The gap between where we should be now and where we actually are is huge. The economy could be producing 15% more now if we kept up the trend. I was speaking about this to Steve Keen at the weekend and neither of us can see any reason why, given enough money to keep demand up, the productivity of each working person in the UK should not keep smoothly rising. If there is enough demand, enough money running through the system, then wages will go up and businesses will invest in new technology that increases productivity. If demand is low and wages are low, there is no point in investing in improving productivity. The fact that productivity is so far below trend is a failure of government.

Even now, the technological improvements have happened and a period of sustained investment in the newer technology should see considerable catch-up growth without high inflation.

The departing government claims great success with the economy, citing the lowest unemployment rates in years. But they did not create jobs by increasing demand for labour. They created jobs by a carrot and stick benefits policy forcing people into work at the bottom end of the market. They kept up demand by using monetary policy (lower interest rates and Quantitative Easing) rather than government spending, which gave money to asset holders but not workers. I talk more about why using monetary policy is so bad here. Thanks to austerity there is both a non-growing pie and workers receiving a smaller share of it (due to austerity forcing interet rates down).

So there is low demand because of low government spending and high supply of labour because of benefit sanctions.

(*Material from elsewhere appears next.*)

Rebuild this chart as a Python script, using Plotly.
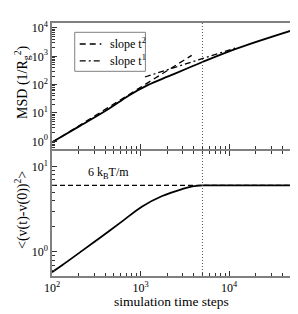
import plotly.graph_objects as go

# ---- data ----
t_msd = [100, 207, 430, 724, 1220, 2050, 3450, 5000, 11700, 50000]
msd = [0.92, 3.5, 13.5, 40, 98, 195, 385, 630, 1800, 8040]

t_slope2 = [100, 3780]
msd_slope2 = [0.9, 1080]

t_slope1 = [1120, 11700]
msd_slope1 = [186, 1950]

t_vel = [100, 130, 218, 368, 619, 1043, 1755, 2955, 3840, 5000, 10000, 50000]
vel = [0.58, 0.70, 1.03, 1.53, 2.28, 3.41, 4.52, 5.45, 5.85, 6.0, 6.0, 6.0]

t_plateau = [100, 50000]
vel_plateau = [6, 6]

t_cross = 5000

x_ticks = [100, 1000, 10000]
x_ticktext = ["10<sup>2</sup>", "10<sup>3</sup>", "10<sup>4</sup>"]
msd_ticks = [1, 10, 100, 1000, 10000]
msd_ticktext = ["10<sup>0</sup>", "10<sup>1</sup>", "10<sup>2</sup>", "10<sup>3</sup>", "10<sup>4</sup>"]
vel_ticks = [1, 10]
vel_ticktext = ["10<sup>0</sup>", "10<sup>1</sup>"]

legend_labels = ["slope t<sup>2</sup>", "slope t<sup>1</sup>"]

x_range = [2, 4.699]
y_msd_range = [-0.28, 4.175]
y_vel_range = [-0.281, 1.184]

SERIF = "Liberation Serif"
FRAME = "#808080"
DASH2 = "6px,4px"
DASH1 = "6px,3px,2px,3px"

fig = go.Figure()

# top panel (x2, y2)
fig.add_trace(go.Scatter(x=t_msd, y=msd, mode="lines", line=dict(color="black", width=1.8, shape="spline", smoothing=1),
                         showlegend=False, xaxis="x2", yaxis="y2"))
fig.add_trace(go.Scatter(x=t_slope2, y=msd_slope2, mode="lines", name=legend_labels[0], showlegend=False,
                         line=dict(color="black", width=1.3, dash=DASH2), xaxis="x2", yaxis="y2"))
fig.add_trace(go.Scatter(x=t_slope1, y=msd_slope1, mode="lines", name=legend_labels[1], showlegend=False,
                         line=dict(color="black", width=1.3, dash=DASH1), xaxis="x2", yaxis="y2"))

# bottom panel (x, y)
fig.add_trace(go.Scatter(x=t_plateau, y=vel_plateau, mode="lines", line=dict(color="black", width=1.3, dash="5px,3px"),
                         showlegend=False, xaxis="x", yaxis="y"))
fig.add_trace(go.Scatter(x=t_vel, y=vel, mode="lines", line=dict(color="black", width=1.8, shape="spline"),
                         showlegend=False, xaxis="x", yaxis="y"))

fig.add_shape(type="line", xref="x", yref="paper", x0=t_cross, x1=t_cross, y0=0, y1=1,
              line=dict(color="#555555", width=1, dash="1px,2px"))

# manual legend box
fig.add_shape(type="rect", xref="paper", yref="paper", x0=0.0951, x1=0.3908, y0=0.809, y1=0.9632,
              line=dict(color=FRAME, width=1), fillcolor="white", layer="above")
for yy, dash, lab in [(0.917, DASH2, legend_labels[0]), (0.850, DASH1, legend_labels[1])]:
    fig.add_shape(type="line", xref="paper", yref="paper", x0=0.116, x1=0.2065, y0=yy, y1=yy,
                  line=dict(color="black", width=1.3, dash=dash), layer="above")
    fig.add_annotation(xref="paper", yref="paper", x=0.2346, y=yy, xanchor="left", yanchor="middle",
                       text=lab, showarrow=False, font=dict(family=SERIF, size=12, color="black"))

tickfont = dict(family=SERIF, size=12, color="black")
common_axis = dict(showgrid=False, zeroline=False, linecolor=FRAME, linewidth=1.5,
                   ticks="inside", ticklen=5, tickcolor="#333333", tickwidth=1,
                   tickfont=tickfont, type="log", automargin=False, tickmode="array",
                   minor=dict(ticks="inside", ticklen=3, tickcolor="#333333", dtick="D1", showgrid=False))

fig.update_layout(
    width=298, height=314,
    margin=dict(l=44, r=15.3, t=15, b=46),
    plot_bgcolor="white", paper_bgcolor="white",
    font=dict(family=SERIF, color="black"),
    showlegend=False,
    xaxis=dict(**common_axis, range=x_range, domain=[0, 1], anchor="y", mirror="ticks",
               tickvals=x_ticks, ticktext=x_ticktext),
    yaxis=dict(**common_axis, range=y_vel_range, domain=[0, 0.495], anchor="x", mirror=True,
               tickvals=vel_ticks, ticktext=vel_ticktext),
    xaxis2=dict(**common_axis, range=x_range, domain=[0, 1], anchor="y2", matches="x", mirror=True,
                tickvals=x_ticks, showticklabels=False),
    yaxis2=dict(**common_axis, range=y_msd_range, domain=[0.501, 1], anchor="x2", mirror=True,
                tickvals=msd_ticks, ticktext=msd_ticktext),
)

# axis titles
fig.add_annotation(xref="paper", yref="paper", x=0, y=0.767, xshift=-30, textangle=-90,
                   xanchor="center", yanchor="middle",
                   text="MSD (1/R<sub>g</sub><sup>2</sup>)", showarrow=False,
                   font=dict(family=SERIF, size=14, color="black"))
fig.add_annotation(xref="paper", yref="paper", x=0, y=0.261, xshift=-30, textangle=-90,
                   xanchor="center", yanchor="middle",
                   text="&lt;(v(t)-v(0))<sup>2</sup>&gt;", showarrow=False,
                   font=dict(family=SERIF, size=14, color="black"))
fig.add_annotation(xref="paper", yref="paper", x=0.5, y=0, yshift=-25, xanchor="center", yanchor="middle",
                   text="simulation time steps", showarrow=False,
                   font=dict(family=SERIF, size=13.5, color="black"))

fig.add_annotation(xref="paper", yref="paper", x=0.2346, y=0.407, xanchor="center", yanchor="middle",
                   text="6 k<sub>B</sub>T/m",
                   showarrow=False, font=dict(family=SERIF, size=12, color="black"))

fig.write_html("out.html")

The inevitable result of this is a low wage economy. This can be seen in the graph below (not the easiest graph to read, I admit). What it shows is that whilst Gordon Brown's economy pushed wages up and produced jobs above the living wage, the Conservative government actually greatly reduced the number of jobs above the living wage and created millions of jobs below the living wage.
This actually further exacerbates the problems of the economy. It is the reason why Osborne was never going to hit his deficit target. But worse than this, it creates an underclass of millions of minimum wage earners who are struggling to get by.

Even without the help of a scaremongering press and irresponsible politicians, it is not hard for the people on the low wages to make the link between their low wages and rising house prices, and the incoming immigrant population. In 2005, when there was a peak of immigration, wages were still rising. Not so this time. The difference; in 2005 there was enough money flowing through the economy that productivity was rising and wages were rising too. Since 2010 this money has stopped and wages have stagnated.

This is not to talk about the shutting of youth clubs, the cutbacks to education, the university tuition fees leaving our young with large debts, the rising house prices (a consequence of the lower interest rates because of the shrinking growth) and (because house prices are unaffordable) rents, the closing of libraries, the cuts to charities, the struggles of the NHS that is underfunded enough for the Leave campaign to put it on their battle bus.

The economic damage of austerity in the UK is calculable. I would put it at around 15% of GDP. That is to say that we would be 15% richer if productivity growth were to keep going as before. 

But the social damage. That is going to show up in the years to come. The EU referendum highlighted some of the divisions in society. As long as policy is run for the benefit of asset holders and the detriment of workers and the young, the discontent will, I fear, keep rising.

And a sobering thought is that the UK has not suffered the worst of the austerity by a long way. The austerity required by Euro membership is much worse than that in the UK. The Brexit vote is childs play compared to what will happen in the economically less competitive parts of the Euroland.